Moving files into non-existing directories

Moving files into non-existing directories

cat ejemplo.txt > copy.txt
mv copy.txt folder
cd folder
cat folder

If a directory does not exist, 'mv' renames the file instead

Grep and quotations

Grep and quotations

Trying to find all “>” symbols in the following file:

important_sequence.fasta
>Important_sequence1
AAATTCTCACCCCTCAGAAA
>Important_sequence2
ACCTCAGAAAAATTCTCACC
grep > important_sequence.fasta

The crocodile “>” without quotations will be interpreted as “save file” instead of “find”. The original file will be overwritten with nothing.

Wildcards or regular expressions

Wildcards or regular expressions

sed -e 's/a*//' ejemplo.txt

Note that “*” has a different meaning as a wildcard and as a regular expression. Wildcard “*” = Regex “.*”

File names

File names

Some naming schemes can make your life as a programmer a living hell.

output file final final definitive 6.fasta
aaa
bbb
ccc
rename -e 's/_/ /g' output_file_final_final_definitive_6.fasta
cat output\ file\ final\ final\ definitive\ 6.fasta

Slightly more advanced bash commands

For-loop

First we will create another file. Observe differences in output when concatenating both files and when working with them separately in a for-loop:

grep "fffff" ejemplo.txt > copy_ejemplo.txt
cat ejemplo.txt | wc -l
cat copy_ejemplo.txt | wc -l

Both files

cat *plo.txt | wc -l

For-loop

for i in *plo.txt; do echo $i; done

  • A list of files that you want to process; namely, the files ejemplo.txt and copy_ejemplo.txt
  • Instruction for each element of your list; in this case, print said element on the terminal. “$i” is each element of list “i”; note that the variable name is specified by the user, so I could create the list “k” and instruct each element “$k”.
  • The rest is part of the basic sintax of a for-loop.
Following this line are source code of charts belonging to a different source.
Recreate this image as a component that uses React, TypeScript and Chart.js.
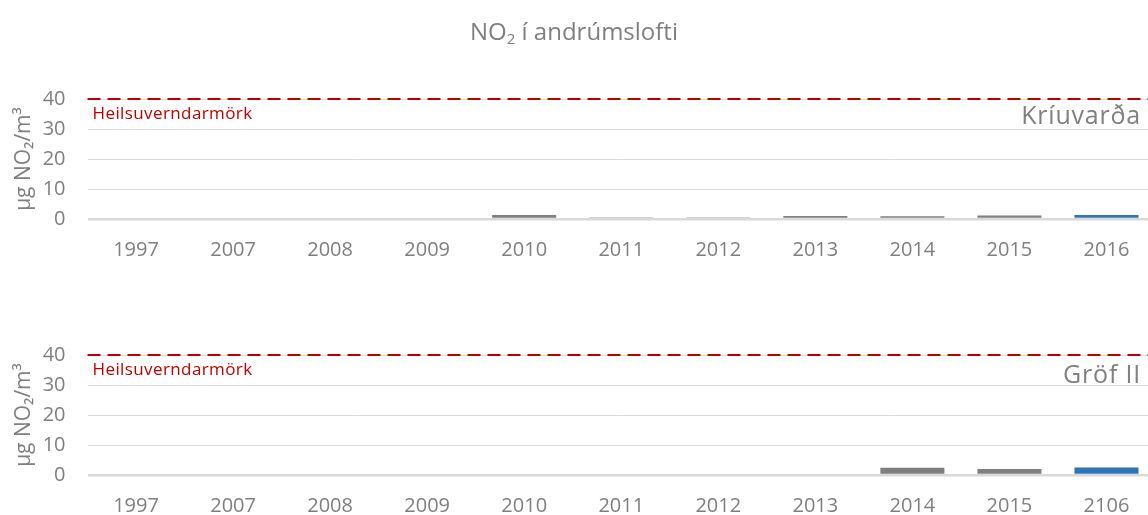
import React, { useEffect, useRef } from "react";
import { Chart, registerables } from "chart.js";
Chart.register(...registerables);

const titleMain = "í andrúmslofti";
const yAxisTitle = "µg NO₂/m³";
const limitValue = 40;
const limitLabel = "Heilsuverndarmörk";
const yTicks = [0, 10, 20, 30, 40];

const stationTop = "Kríuvarða";
const categoriesTop = ["1997", "2007", "2008", "2009", "2010", "2011", "2012", "2013", "2014", "2015", "2016"];
const valuesTop = [0, 0, 0, 0, 1.3, 0.6, 0.6, 1.0, 0.9, 1.2, 1.3];

const stationBottom = "Gröf II";
const categoriesBottom = ["1997", "2007", "2008", "2009", "2010", "2011", "2012", "2013", "2014", "2015", "2106"];
const valuesBottom = [0, 0, 0, 0, 0, 0, 0, 0, 2.4, 2.0, 2.5];

const GRAY = "#7f7f7f";
const BLUE = "#2e75b6";
const RED = "#c00000";
const FONT = '"Open Sans", "DejaVu Sans", sans-serif';

function makeConfig(labels: string[], values: number[], station: string, padTop: number, padBottom: number, stationOffset: number): any {
  const colors = values.map((v, i) => (i === values.length - 1 ? BLUE : v < 0.8 ? "#a6a6a6" : GRAY));
  const refPlugin = {
    id: "refLine",
    afterDatasetsDraw(chart: any) {
      const { ctx, chartArea, scales } = chart;
      const y = scales.y.getPixelForValue(limitValue);
      ctx.save();
      ctx.strokeStyle = RED;
      ctx.lineWidth = 2;
      ctx.setLineDash([13, 7]);
      ctx.beginPath();
      ctx.moveTo(chartArea.left, y);
      ctx.lineTo(chartArea.right, y);
      ctx.stroke();
      ctx.setLineDash([]);
      ctx.fillStyle = RED;
      ctx.font = `17px ${FONT}`;
      ctx.textAlign = "left";
      ctx.textBaseline = "alphabetic";
      try { (ctx as any).letterSpacing = "0.4px"; } catch (e) {}
      ctx.fillText(limitLabel, chartArea.left + 5, y + 20);
      const y30 = scales.y.getPixelForValue(30);
      ctx.fillStyle = "#808080";
      ctx.font = `25px ${FONT}`;
      ctx.textAlign = "right";
      try { (ctx as any).letterSpacing = "0.8px"; } catch (e) {}
      ctx.fillText(station, 1141, y30 + stationOffset);
      ctx.restore();
    },
  };
  return {
    type: "bar",
    data: {
      labels,
      datasets: [
        {
          data: values,
          backgroundColor: colors,
          borderWidth: 0,
          categoryPercentage: 1,
          barPercentage: 0.66,
        },
      ],
    },
    options: {
      animation: false,
      responsive: false,
      maintainAspectRatio: false,
      devicePixelRatio: 1,
      layout: { padding: { top: padTop, bottom: padBottom, left: 0, right: 0 } },
      plugins: { legend: { display: false }, tooltip: { enabled: false }, title: { display: false } },
      scales: {
        x: {
          offset: true,
          grid: { display: false, drawTicks: false },
          border: { display: false },
          ticks: { color: GRAY, font: { family: FONT, size: 20 }, padding: 19, maxRotation: 0, autoSkip: false },
          afterFit: (s: any) => { s.height = 38; },
        },
        y: {
          min: 0,
          max: 40,
          afterBuildTicks: (s: any) => { s.ticks = yTicks.map((v) => ({ value: v })); },
          grid: {
            color: "#d9d9d9",
            lineWidth: (c: any) => (c.tick && c.tick.value === 0 ? 2.5 : 1),
            drawTicks: false,
          },
          border: { display: false },
          ticks: { color: GRAY, font: { family: FONT, size: 20 }, padding: 22 },
          title: { display: true, text: yAxisTitle, color: GRAY, font: { family: FONT, size: 21 }, padding: { top: 11, bottom: 0 } },
          afterFit: (s: any) => { s.width = 87.5; },
        },
      },
    },
    plugins: [refPlugin],
  };
}

export default function App() {
  const topRef = useRef<HTMLCanvasElement>(null);
  const botRef = useRef<HTMLCanvasElement>(null);
  useEffect(() => {
    const c1 = new Chart(topRef.current as HTMLCanvasElement, makeConfig(categoriesTop, valuesTop, stationTop, 99, 23, -5));
    const c2 = new Chart(botRef.current as HTMLCanvasElement, makeConfig(categoriesBottom, valuesBottom, stationBottom, 75, 2, -2));
    return () => { c1.destroy(); c2.destroy(); };
  }, []);
  return (
    <div style={{ position: "fixed", left: 0, top: 0, width: 1148, height: 515, overflow: "hidden", background: "#fff" }}>
      <div style={{ position: "absolute", left: 0, top: 15, width: 1148, textAlign: "center", fontFamily: FONT, fontSize: 24, color: "#7f7f7f", lineHeight: "32px", zIndex: 2 }}>
        NO<sub style={{ fontSize: 15, verticalAlign: "-4px", lineHeight: 0 }}>2</sub> {titleMain}
      </div>
      <canvas ref={topRef} width={1155} height={280} style={{ position: "absolute", left: 0, top: 0, width: 1155, height: 280 }} />
      <canvas ref={botRef} width={1155} height={235} style={{ position: "absolute", left: 0, top: 280, width: 1155, height: 235 }} />
    </div>
  );
}
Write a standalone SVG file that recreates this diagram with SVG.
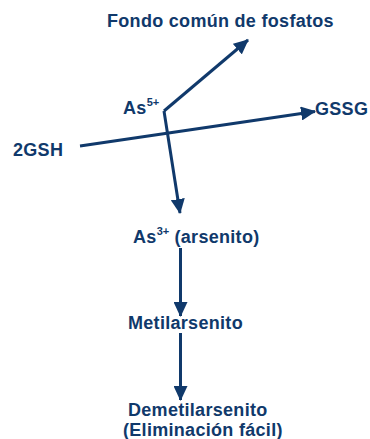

We next change the instruction from the example above, to reading the file and counting its lines:

for i in *plo.txt; do cat $i | wc -l; done

Which file is which?

for i in *plo.txt; do cat $i | wc -l | sed -e "s/^/$i\t/"; done

Exercise

Exercise

Find the lines that contain “a”, “b”, and “c” in ejemplo.txt, and save them into their respective files (a.txt, b.txt, c.txt). This means, each file should look like this:

a.txt
aaaaa	xxxxx
aaaaa	bbbbb
axaxa	bxbxb

Hint: let me start the command for you:

for i in a b c; do ...

AWK

This command is also considered a programming language on its own. It is particularly useful when needing to process the elements of a table. The basic syntax is the following:

awk -F “\t” '{print $2 “\t” $1}'

  • Indicate the delimiter of the table. Here it is specified to tabs, but the default is space.
  • $ indicates the number of column that you wish to return
  • Text added to the table must be written inside quotation marks; in this case the text is the addition of a tab character.
  • Columns can also be processed with mathematical operations. For instance, print $1 + $2.
grep "aaaaa" ejemplo.txt
grep "aaaaa" ejemplo.txt | awk -F "\t" '{print $2 "\t" $1}'

grep “aaaaa” ejemplo.txt | awk -F “\t” '$2 == “xxxxx” {print $0}'

  • You can indicate to only print the rows where the column meets a certain condition. In this case, column 2 must be equal to “xxxxx”.
    • Equal ==
    • Not equal !=
    • Greater than >
  • $0 prints all columns of the table

If / Else

cat ejemplo.txt | wc -l
if [[ $(cat ejemplo.txt | wc -l) -ge 9 ]] ; then echo "File has nine or more lines"; else echo "File has less than nine lines"; fi

To compare numbers:

  • -eq = is equal to
  • -ne = is not equal to
  • -ge = is greater than or equal to
  • -le = is lesser than or equal to
  • -gt = is greater than
  • -lt = is lesser than